- Founded: January 26, 1978; 47 years ago Ohio State University
- Type: Professional
- Affiliation: PFA
- Status: Active
- Emphasis: Agriculture
- Scope: National
- Motto: "Cultivating Professional Women in Agriculture"
- Pillars: Scholarship, Leadership, Service, and Fellowship
- Colors: Emerald and Maize
- Flower: Yellow chrysanthemum
- Jewel: Emerald
- Mascot: Baby Bull
- Philanthropy: Agriculture in the Community
- Chapters: 71 active
- Members: 19,000+ lifetime
- Headquarters: P.O. Box 402 Hampton, Iowa 50441 United States
- Website: www.sigmaalpha.org

= Sigma Alpha (professional sorority) =

Professional agricultural sorority

Sigma Alpha (ΣΑ) is an American professional sorority for agricultural students. It was established at Ohio State University in Columbus, Ohio in 1978 as a women's fraternity. The sorority has chartered more than 80 chapters in the United States.

==History==

Sigma Alpha was first conceived on February 26, 1977, by Ohio State University students Marilyn Burns, Cindie Davis, Amy Matthews, Ann Huling Mathews, and Jennifer McMillan. On January 26, 1978, Sigma Alpha became an officially recognized as a student organization. It was established as a women's fraternity for agricultural students and to promote scholarship, leadership, and service.

In 1980, its five founders established a national board to oversee the Alpha chapter at Ohio State and to expand the sorority to other institutions. They also changed the fraternity's constitution to allow additional chapters. Beta chapter was chartered at Purdue University on April 14, 1984. Ten additional chapters followed between 1985 and May 1991.

The fraternity held its first annual national convention in 1985 in Columbus, Ohio. Since then, the national board has been elected at the annual conclave. By 1991, Sigma Alpha had 750 members. The organization was incorporated in the State of Ohio on April 8, 1991.

Sigma Alpha is a member of the Professional Fraternity Association (PFA), a national organization of professional Greek letter organizations. It also belongs to the Consortium of Collegiate Agricultural Organizations. As of 2024, more than 19,000 members have been initiated into Sigma Alpha, now called a professional sorority. The sorority's national headquarters are in Hampton, Iowa.

==Symbols==
The fraternity was named Sigma Alpha for "Sisters in Agriculture". Its motto is "Cultivating Professional Women in Agriculture". Its pillars are Scholarship, Leadership, Service, and Fellowship.

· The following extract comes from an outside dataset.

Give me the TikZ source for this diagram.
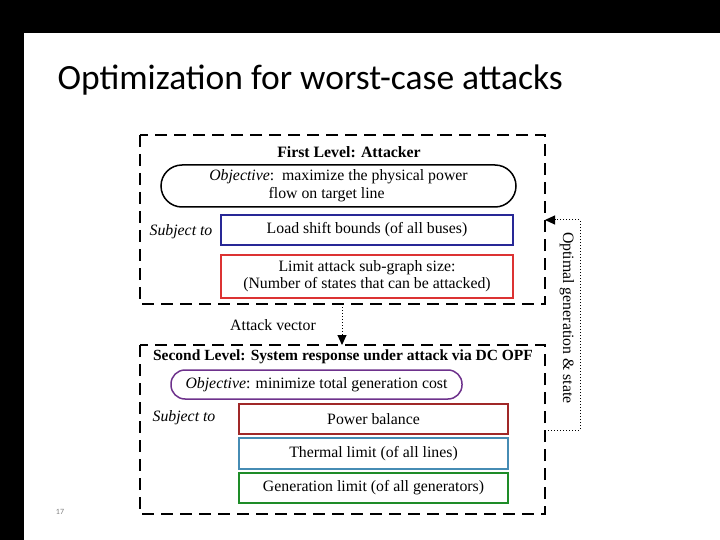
\documentclass[tikz,border=0pt]{standalone}
\usepackage{fontspec}
\setmainfont{Liberation Serif}
\newfontfamily\titlefont{Carlito}
\usetikzlibrary{arrows.meta}
\definecolor{ybar}{RGB}{244,190,30}
\definecolor{bblue}{RGB}{40,40,150}
\definecolor{bred}{RGB}{220,50,50}
\definecolor{dred}{RGB}{160,40,40}
\definecolor{teal2}{RGB}{70,140,180}
\definecolor{gr}{RGB}{30,140,40}
\definecolor{purp}{RGB}{110,50,140}
\begin{document}
\begin{tikzpicture}[x=1pt,y=-1pt,
 dbox/.style={draw,line width=1.8pt,dash pattern=on 12pt off 7pt},
 cbox/.style={draw,line width=1.5pt,minimum width=292pt,minimum height=30pt,inner sep=0pt,font=\fontsize{15.8}{17}\selectfont,align=center},
 lbl/.style={font=\fontsize{15.8}{17}\selectfont},
 dot/.style={line width=1pt,dotted,-{Triangle[length=10pt,width=9pt]}}]
\useasboundingbox (0,0) rectangle (720,540);
\fill[white] (0,0) rectangle (720,540);
\fill[black] (0,0) rectangle (720,28);
\fill[ybar] (0,28) rectangle (720,33);
\fill[black] (0,33) rectangle (24,540);
\node[anchor=west,font=\titlefont\fontsize{35.5}{37}\selectfont] (title) at (54,80) {Optimization for worst-case attacks};
\node[font=\titlefont\fontsize{8}{9}\selectfont,text=gray] (pg) at (60,512) {17};
% first level
\draw[dbox] (140,135) rectangle (545,304);
\node[font=\fontsize{15.8}{17}\selectfont\bfseries] (t1) at (349,152) {First Level: Attacker};
\node[draw,line width=1.5pt,rounded corners=21pt,minimum width=355pt,minimum height=42pt,inner sep=0pt,align=center,font=\fontsize{15.8}{18}\selectfont] (obj1) at (338.5,186) {\textit{Objective}:\ \ maximize the physical power\\\hspace*{-1.5em}flow on target line};
\node[font=\fontsize{15.8}{17}\selectfont\itshape] (s1) at (181,232) {Subject to};
\node[cbox,draw=bblue] (lsb) at (367,230) {Load shift bounds (of all buses)};
\node[cbox,draw=bred,minimum height=43pt] (lim) at (367,276.5) {Limit attack sub-graph size:\\(Number of states that can be attacked)};
% second level
\draw[dbox] (140,345) rectangle (545,514);
\node[font=\fontsize{15.5}{17}\selectfont\bfseries] (t2) at (343,357) {Second Level: System response under attack via DC OPF};
\node[draw=purp,line width=1.5pt,rounded corners=14pt,minimum width=291pt,minimum height=29pt,inner sep=0pt,font=\fontsize{15.8}{17}\selectfont] (obj2) at (316.5,384.5) {\textit{Objective}: minimize total generation cost};
\node[font=\fontsize{15.8}{17}\selectfont\itshape] (s2) at (184,418) {Subject to};
\node[cbox,draw=dred,minimum width=269pt] (pb) at (373.5,419) {Power balance};
\node[cbox,draw=teal2,minimum width=269pt,minimum height=31pt] (th) at (373.5,453.5) {Thermal limit (of all lines)};
\node[cbox,draw=gr,minimum width=269pt] (gl) at (373.5,488) {Generation limit (of all generators)};
% connectors
\coordinate (a1) at (342,304);
\coordinate (a2) at (342,345);
\draw[dot] (a1) -- (a2);
\node[lbl] (av) at (273,325) {Attack vector};
\coordinate (r1) at (545,430);
\coordinate (r2) at (545,220);
\draw[dot] (r1) -- (580,430) -- (580,220) -- (r2);
\node[lbl,rotate=-90] (og) at (567,318) {Optimal generation \& state};
\end{tikzpicture}
\end{document}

Sigma Alpha's crest is diamond-shaped, with the top half being larger than its bottom. The Greek letters "ΣΑ" are located in the diamond, surrounded by an etching of a chrysanthemum to the right, a yoke to the left, and a sunrise and wheat shafts below. Above are two rows of Greek letters; the top consists of "ΗΒΜΔΜ" and the bottom row of "ΟΣΕ". At the bottom of the diamond are the Greek letters ΡΒ.

The fraternity's badge is like the crest, with the addition of an emerald in the four points of the diamond and pearls in between. Sigma Alpha's colors are emerald and maize. Its jewel is the emerald. Its flower is the yellow chrysanthemum. The sorority's mascot is a Perry, a baby bull.

The fraternity's original publication is Sigma Alpha News. In addition, Emerald & Maize was added in 1991 as a short administrative update from the national board. Its current newsletter is the Emerald Times.

==Collegiate chapters==

Sigma Alpha has chartered more than 80 collegiate chapters in the United States; 71 are active as of 2024. It also has 20 active alumnae chapters.

==Philanthropy==
The sorority's national philanthropy is its Agriculture in the Community which allows members to give back and spread the word about the agriculture industry.